Required task:
Restate each of the lines below word for word and drop every picture.

Raw data:
START
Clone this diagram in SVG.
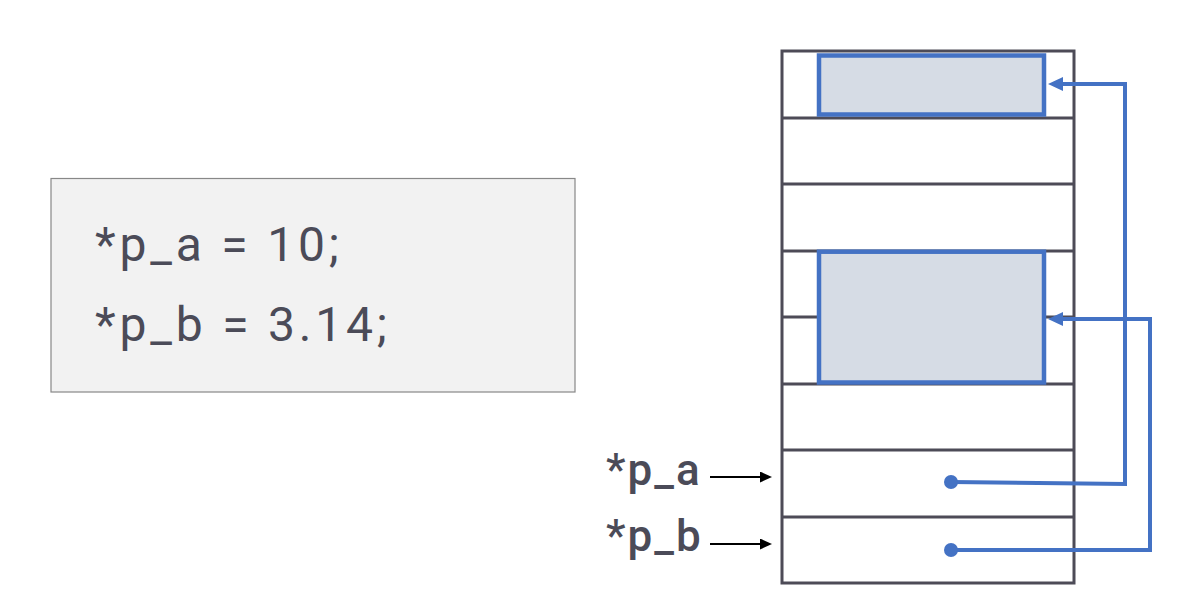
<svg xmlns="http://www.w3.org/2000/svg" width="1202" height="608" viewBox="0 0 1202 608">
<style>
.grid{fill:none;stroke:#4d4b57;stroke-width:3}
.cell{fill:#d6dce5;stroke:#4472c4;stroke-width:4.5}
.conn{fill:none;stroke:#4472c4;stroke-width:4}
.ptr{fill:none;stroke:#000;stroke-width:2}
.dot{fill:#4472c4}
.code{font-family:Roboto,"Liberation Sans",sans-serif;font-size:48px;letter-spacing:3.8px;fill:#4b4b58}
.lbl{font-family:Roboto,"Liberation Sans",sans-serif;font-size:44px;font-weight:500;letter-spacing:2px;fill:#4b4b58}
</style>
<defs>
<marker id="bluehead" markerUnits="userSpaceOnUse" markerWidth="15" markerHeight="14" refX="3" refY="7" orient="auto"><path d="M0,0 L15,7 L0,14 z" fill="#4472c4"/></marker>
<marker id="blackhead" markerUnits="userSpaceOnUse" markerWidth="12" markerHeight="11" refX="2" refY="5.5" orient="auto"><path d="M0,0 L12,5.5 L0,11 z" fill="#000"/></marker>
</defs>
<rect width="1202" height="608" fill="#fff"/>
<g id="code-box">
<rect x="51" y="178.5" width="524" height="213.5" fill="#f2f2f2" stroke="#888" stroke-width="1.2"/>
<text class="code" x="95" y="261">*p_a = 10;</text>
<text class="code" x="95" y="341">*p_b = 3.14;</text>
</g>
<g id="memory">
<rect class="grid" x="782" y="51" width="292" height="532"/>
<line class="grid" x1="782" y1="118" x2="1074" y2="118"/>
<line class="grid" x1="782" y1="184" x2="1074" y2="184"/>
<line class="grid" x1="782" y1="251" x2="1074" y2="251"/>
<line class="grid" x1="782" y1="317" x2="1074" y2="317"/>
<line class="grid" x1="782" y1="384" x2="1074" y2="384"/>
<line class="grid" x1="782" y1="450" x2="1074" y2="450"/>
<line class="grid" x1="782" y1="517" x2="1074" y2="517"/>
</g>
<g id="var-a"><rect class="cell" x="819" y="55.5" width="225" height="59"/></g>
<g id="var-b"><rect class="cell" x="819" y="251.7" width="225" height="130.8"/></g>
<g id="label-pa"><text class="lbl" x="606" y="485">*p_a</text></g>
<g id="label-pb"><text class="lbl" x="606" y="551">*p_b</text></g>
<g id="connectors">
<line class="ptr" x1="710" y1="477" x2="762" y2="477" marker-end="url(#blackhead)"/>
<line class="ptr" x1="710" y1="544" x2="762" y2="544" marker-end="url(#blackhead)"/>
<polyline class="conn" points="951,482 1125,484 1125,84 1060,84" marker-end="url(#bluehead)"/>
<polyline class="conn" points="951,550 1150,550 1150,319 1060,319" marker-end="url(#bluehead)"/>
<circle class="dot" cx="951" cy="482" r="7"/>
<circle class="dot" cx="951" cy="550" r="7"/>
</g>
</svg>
END
Exercise response:
Clone this diagram in SVG.
<svg xmlns="http://www.w3.org/2000/svg" width="1202" height="608" viewBox="0 0 1202 608">
<style>
.grid{fill:none;stroke:#4d4b57;stroke-width:3}
.cell{fill:#d6dce5;stroke:#4472c4;stroke-width:4.5}
.conn{fill:none;stroke:#4472c4;stroke-width:4}
.ptr{fill:none;stroke:#000;stroke-width:2}
.dot{fill:#4472c4}
.code{font-family:Roboto,"Liberation Sans",sans-serif;font-size:48px;letter-spacing:3.8px;fill:#4b4b58}
.lbl{font-family:Roboto,"Liberation Sans",sans-serif;font-size:44px;font-weight:500;letter-spacing:2px;fill:#4b4b58}
</style>
<defs>
<marker id="bluehead" markerUnits="userSpaceOnUse" markerWidth="15" markerHeight="14" refX="3" refY="7" orient="auto"><path d="M0,0 L15,7 L0,14 z" fill="#4472c4"/></marker>
<marker id="blackhead" markerUnits="userSpaceOnUse" markerWidth="12" markerHeight="11" refX="2" refY="5.5" orient="auto"><path d="M0,0 L12,5.5 L0,11 z" fill="#000"/></marker>
</defs>
<rect width="1202" height="608" fill="#fff"/>
<g id="code-box">
<rect x="51" y="178.5" width="524" height="213.5" fill="#f2f2f2" stroke="#888" stroke-width="1.2"/>
<text class="code" x="95" y="261">*p_a = 10;</text>
<text class="code" x="95" y="341">*p_b = 3.14;</text>
</g>
<g id="memory">
<rect class="grid" x="782" y="51" width="292" height="532"/>
<line class="grid" x1="782" y1="118" x2="1074" y2="118"/>
<line class="grid" x1="782" y1="184" x2="1074" y2="184"/>
<line class="grid" x1="782" y1="251" x2="1074" y2="251"/>
<line class="grid" x1="782" y1="317" x2="1074" y2="317"/>
<line class="grid" x1="782" y1="384" x2="1074" y2="384"/>
<line class="grid" x1="782" y1="450" x2="1074" y2="450"/>
<line class="grid" x1="782" y1="517" x2="1074" y2="517"/>
</g>
<g id="var-a"><rect class="cell" x="819" y="55.5" width="225" height="59"/></g>
<g id="var-b"><rect class="cell" x="819" y="251.7" width="225" height="130.8"/></g>
<g id="label-pa"><text class="lbl" x="606" y="485">*p_a</text></g>
<g id="label-pb"><text class="lbl" x="606" y="551">*p_b</text></g>
<g id="connectors">
<line class="ptr" x1="710" y1="477" x2="762" y2="477" marker-end="url(#blackhead)"/>
<line class="ptr" x1="710" y1="544" x2="762" y2="544" marker-end="url(#blackhead)"/>
<polyline class="conn" points="951,482 1125,484 1125,84 1060,84" marker-end="url(#bluehead)"/>
<polyline class="conn" points="951,550 1150,550 1150,319 1060,319" marker-end="url(#bluehead)"/>
<circle class="dot" cx="951" cy="482" r="7"/>
<circle class="dot" cx="951" cy="550" r="7"/>
</g>
</svg>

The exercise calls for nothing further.